DATA LINES —
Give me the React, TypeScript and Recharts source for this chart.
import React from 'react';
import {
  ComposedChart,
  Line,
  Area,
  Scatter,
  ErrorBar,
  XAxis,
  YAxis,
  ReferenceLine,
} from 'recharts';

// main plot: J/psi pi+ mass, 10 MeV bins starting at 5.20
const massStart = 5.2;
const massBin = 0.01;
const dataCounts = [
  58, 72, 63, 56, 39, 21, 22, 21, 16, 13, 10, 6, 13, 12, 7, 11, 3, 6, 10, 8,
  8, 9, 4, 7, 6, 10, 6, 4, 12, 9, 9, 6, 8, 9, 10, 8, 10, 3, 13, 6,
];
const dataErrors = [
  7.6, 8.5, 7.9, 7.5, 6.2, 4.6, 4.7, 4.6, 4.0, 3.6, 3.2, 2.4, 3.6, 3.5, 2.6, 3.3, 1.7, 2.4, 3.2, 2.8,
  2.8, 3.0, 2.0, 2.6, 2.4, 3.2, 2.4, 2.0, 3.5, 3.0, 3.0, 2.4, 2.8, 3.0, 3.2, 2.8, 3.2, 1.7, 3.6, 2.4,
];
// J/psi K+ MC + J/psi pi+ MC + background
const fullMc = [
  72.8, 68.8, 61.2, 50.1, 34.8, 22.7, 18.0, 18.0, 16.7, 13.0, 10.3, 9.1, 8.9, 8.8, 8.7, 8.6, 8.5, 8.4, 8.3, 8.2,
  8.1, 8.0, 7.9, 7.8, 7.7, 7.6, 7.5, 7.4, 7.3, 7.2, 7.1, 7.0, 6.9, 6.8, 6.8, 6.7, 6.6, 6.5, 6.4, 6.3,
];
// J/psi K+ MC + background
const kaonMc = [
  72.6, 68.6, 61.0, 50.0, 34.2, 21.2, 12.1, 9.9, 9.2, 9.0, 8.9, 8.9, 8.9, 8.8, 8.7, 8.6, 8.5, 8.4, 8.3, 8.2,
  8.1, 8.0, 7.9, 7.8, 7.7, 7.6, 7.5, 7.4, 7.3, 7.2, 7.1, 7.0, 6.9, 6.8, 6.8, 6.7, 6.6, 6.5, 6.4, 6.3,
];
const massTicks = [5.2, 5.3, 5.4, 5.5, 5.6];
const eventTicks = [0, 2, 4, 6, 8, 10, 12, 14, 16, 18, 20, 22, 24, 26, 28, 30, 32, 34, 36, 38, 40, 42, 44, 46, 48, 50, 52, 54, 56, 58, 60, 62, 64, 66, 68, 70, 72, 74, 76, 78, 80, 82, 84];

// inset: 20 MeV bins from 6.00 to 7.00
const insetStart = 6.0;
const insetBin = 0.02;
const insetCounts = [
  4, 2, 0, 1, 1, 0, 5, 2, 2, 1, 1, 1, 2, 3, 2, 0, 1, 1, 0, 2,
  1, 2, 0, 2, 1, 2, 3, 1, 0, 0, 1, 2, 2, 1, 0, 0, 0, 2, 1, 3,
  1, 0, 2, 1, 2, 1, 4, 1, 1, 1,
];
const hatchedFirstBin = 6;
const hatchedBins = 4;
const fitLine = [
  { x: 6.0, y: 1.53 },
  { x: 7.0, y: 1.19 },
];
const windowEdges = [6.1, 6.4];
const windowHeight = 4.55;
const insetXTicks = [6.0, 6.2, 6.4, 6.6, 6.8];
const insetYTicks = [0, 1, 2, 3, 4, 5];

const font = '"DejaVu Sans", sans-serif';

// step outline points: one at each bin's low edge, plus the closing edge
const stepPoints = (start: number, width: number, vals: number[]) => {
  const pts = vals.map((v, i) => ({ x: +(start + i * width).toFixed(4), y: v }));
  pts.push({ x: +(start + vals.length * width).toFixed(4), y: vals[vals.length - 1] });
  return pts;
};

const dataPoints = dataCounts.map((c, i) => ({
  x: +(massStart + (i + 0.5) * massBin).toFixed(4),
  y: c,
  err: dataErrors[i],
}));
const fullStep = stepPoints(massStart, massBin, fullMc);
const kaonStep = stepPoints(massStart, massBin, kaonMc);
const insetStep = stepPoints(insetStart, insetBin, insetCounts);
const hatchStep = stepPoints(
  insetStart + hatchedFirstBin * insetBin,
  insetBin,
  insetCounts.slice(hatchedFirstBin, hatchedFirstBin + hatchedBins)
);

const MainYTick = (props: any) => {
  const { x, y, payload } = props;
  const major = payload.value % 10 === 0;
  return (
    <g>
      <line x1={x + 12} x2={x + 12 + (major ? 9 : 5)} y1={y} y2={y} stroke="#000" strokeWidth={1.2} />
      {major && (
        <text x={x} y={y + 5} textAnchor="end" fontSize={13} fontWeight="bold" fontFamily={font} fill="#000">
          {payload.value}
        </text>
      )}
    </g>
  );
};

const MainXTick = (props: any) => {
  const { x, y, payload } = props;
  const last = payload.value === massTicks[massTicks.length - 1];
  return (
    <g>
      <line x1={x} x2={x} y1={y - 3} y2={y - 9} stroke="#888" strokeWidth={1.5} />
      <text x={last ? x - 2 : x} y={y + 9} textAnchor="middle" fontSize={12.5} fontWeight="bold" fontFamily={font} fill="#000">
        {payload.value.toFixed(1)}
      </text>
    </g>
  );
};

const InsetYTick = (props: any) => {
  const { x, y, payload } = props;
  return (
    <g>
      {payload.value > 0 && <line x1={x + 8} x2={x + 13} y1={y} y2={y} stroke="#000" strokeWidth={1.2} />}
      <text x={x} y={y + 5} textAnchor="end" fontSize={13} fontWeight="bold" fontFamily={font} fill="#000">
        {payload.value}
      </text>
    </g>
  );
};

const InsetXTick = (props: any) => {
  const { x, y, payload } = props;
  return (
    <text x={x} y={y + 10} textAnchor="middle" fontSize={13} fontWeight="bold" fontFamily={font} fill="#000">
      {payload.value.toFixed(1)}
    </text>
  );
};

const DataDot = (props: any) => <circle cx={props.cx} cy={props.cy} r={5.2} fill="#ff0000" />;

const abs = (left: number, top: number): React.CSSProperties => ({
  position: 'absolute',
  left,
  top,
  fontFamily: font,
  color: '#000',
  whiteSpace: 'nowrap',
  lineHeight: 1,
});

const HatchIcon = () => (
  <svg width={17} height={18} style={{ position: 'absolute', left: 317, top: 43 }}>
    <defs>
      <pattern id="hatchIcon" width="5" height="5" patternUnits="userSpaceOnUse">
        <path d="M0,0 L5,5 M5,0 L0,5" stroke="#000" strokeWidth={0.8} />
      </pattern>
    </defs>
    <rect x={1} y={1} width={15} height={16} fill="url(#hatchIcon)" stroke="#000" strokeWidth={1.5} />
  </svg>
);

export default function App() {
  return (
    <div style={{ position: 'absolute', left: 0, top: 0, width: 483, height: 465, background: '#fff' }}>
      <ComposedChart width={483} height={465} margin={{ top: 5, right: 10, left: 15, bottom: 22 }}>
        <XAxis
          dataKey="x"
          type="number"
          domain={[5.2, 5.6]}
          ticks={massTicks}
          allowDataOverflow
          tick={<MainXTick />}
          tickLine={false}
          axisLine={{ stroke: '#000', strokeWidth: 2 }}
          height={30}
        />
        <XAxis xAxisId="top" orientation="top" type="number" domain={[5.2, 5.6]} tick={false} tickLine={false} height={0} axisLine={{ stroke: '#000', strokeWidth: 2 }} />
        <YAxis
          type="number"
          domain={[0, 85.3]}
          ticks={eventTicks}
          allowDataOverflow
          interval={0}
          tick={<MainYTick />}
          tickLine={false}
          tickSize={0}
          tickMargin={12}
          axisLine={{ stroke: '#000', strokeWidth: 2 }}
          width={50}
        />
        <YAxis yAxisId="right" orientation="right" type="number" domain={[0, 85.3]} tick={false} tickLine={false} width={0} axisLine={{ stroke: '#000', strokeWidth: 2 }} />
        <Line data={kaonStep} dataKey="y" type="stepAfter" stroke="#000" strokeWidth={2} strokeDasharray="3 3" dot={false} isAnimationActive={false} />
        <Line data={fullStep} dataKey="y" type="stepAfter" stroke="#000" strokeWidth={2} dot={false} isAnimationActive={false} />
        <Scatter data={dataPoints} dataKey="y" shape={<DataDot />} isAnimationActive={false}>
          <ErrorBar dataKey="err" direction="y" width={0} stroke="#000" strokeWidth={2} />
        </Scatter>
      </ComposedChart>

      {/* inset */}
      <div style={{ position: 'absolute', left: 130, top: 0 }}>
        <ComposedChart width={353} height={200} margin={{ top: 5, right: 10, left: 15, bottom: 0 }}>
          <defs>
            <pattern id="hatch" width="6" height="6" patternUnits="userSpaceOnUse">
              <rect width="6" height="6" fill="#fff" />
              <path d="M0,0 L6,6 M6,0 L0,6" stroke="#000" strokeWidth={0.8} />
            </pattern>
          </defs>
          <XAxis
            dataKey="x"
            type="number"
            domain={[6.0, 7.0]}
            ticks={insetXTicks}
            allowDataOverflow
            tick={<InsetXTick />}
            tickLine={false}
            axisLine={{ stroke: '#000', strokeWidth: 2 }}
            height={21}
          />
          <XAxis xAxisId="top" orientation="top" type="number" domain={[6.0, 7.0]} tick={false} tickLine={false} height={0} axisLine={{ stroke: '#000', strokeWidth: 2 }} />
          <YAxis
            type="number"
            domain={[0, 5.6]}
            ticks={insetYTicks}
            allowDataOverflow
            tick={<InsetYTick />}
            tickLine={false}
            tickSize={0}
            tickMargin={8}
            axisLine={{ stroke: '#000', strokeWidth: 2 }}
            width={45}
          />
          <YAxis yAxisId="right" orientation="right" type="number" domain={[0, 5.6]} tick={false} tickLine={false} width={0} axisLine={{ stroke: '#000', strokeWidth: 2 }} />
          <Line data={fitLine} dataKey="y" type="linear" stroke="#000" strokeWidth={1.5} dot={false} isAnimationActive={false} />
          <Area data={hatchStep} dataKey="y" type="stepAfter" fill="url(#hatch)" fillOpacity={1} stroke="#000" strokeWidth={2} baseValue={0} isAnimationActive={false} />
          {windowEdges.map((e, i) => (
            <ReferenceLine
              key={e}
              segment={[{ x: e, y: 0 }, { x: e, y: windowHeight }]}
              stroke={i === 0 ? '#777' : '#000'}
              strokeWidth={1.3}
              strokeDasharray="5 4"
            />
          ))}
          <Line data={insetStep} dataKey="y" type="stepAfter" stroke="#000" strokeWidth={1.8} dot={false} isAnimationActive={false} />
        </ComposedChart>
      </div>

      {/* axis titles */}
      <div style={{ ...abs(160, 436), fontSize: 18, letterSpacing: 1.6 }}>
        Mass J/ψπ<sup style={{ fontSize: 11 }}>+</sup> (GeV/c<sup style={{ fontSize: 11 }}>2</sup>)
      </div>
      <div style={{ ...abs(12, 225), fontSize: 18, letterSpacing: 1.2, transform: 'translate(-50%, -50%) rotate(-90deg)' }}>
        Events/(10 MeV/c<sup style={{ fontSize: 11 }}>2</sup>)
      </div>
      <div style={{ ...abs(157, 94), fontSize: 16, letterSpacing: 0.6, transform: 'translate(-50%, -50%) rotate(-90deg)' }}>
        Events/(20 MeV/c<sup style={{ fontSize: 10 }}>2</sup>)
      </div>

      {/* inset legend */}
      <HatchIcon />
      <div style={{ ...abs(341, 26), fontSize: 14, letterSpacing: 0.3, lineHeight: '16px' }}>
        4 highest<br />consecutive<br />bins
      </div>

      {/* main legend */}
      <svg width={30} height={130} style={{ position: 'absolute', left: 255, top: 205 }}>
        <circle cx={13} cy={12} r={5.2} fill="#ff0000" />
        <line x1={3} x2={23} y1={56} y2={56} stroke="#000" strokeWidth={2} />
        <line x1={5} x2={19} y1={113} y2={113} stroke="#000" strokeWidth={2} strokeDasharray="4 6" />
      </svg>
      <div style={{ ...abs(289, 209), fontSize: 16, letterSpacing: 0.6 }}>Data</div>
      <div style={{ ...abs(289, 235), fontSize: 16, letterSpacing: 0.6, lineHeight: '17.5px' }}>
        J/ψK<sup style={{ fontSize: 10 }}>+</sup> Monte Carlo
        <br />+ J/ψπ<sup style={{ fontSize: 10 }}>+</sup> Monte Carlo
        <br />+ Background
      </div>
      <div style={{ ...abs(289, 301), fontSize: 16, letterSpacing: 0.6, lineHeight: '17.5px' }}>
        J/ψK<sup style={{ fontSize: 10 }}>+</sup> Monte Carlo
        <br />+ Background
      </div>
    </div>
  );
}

WRITTEN PROBLEM — Please print exactly what appears from the first line of the data through the line with "80, 82, 84];", including both of those lines and nothing past them.

WORKED SOLUTION —
Give me the React, TypeScript and Recharts source for this chart.
import React from 'react';
import {
  ComposedChart,
  Line,
  Area,
  Scatter,
  ErrorBar,
  XAxis,
  YAxis,
  ReferenceLine,
} from 'recharts';

// main plot: J/psi pi+ mass, 10 MeV bins starting at 5.20
const massStart = 5.2;
const massBin = 0.01;
const dataCounts = [
  58, 72, 63, 56, 39, 21, 22, 21, 16, 13, 10, 6, 13, 12, 7, 11, 3, 6, 10, 8,
  8, 9, 4, 7, 6, 10, 6, 4, 12, 9, 9, 6, 8, 9, 10, 8, 10, 3, 13, 6,
];
const dataErrors = [
  7.6, 8.5, 7.9, 7.5, 6.2, 4.6, 4.7, 4.6, 4.0, 3.6, 3.2, 2.4, 3.6, 3.5, 2.6, 3.3, 1.7, 2.4, 3.2, 2.8,
  2.8, 3.0, 2.0, 2.6, 2.4, 3.2, 2.4, 2.0, 3.5, 3.0, 3.0, 2.4, 2.8, 3.0, 3.2, 2.8, 3.2, 1.7, 3.6, 2.4,
];
// J/psi K+ MC + J/psi pi+ MC + background
const fullMc = [
  72.8, 68.8, 61.2, 50.1, 34.8, 22.7, 18.0, 18.0, 16.7, 13.0, 10.3, 9.1, 8.9, 8.8, 8.7, 8.6, 8.5, 8.4, 8.3, 8.2,
  8.1, 8.0, 7.9, 7.8, 7.7, 7.6, 7.5, 7.4, 7.3, 7.2, 7.1, 7.0, 6.9, 6.8, 6.8, 6.7, 6.6, 6.5, 6.4, 6.3,
];
// J/psi K+ MC + background
const kaonMc = [
  72.6, 68.6, 61.0, 50.0, 34.2, 21.2, 12.1, 9.9, 9.2, 9.0, 8.9, 8.9, 8.9, 8.8, 8.7, 8.6, 8.5, 8.4, 8.3, 8.2,
  8.1, 8.0, 7.9, 7.8, 7.7, 7.6, 7.5, 7.4, 7.3, 7.2, 7.1, 7.0, 6.9, 6.8, 6.8, 6.7, 6.6, 6.5, 6.4, 6.3,
];
const massTicks = [5.2, 5.3, 5.4, 5.5, 5.6];
const eventTicks = [0, 2, 4, 6, 8, 10, 12, 14, 16, 18, 20, 22, 24, 26, 28, 30, 32, 34, 36, 38, 40, 42, 44, 46, 48, 50, 52, 54, 56, 58, 60, 62, 64, 66, 68, 70, 72, 74, 76, 78, 80, 82, 84];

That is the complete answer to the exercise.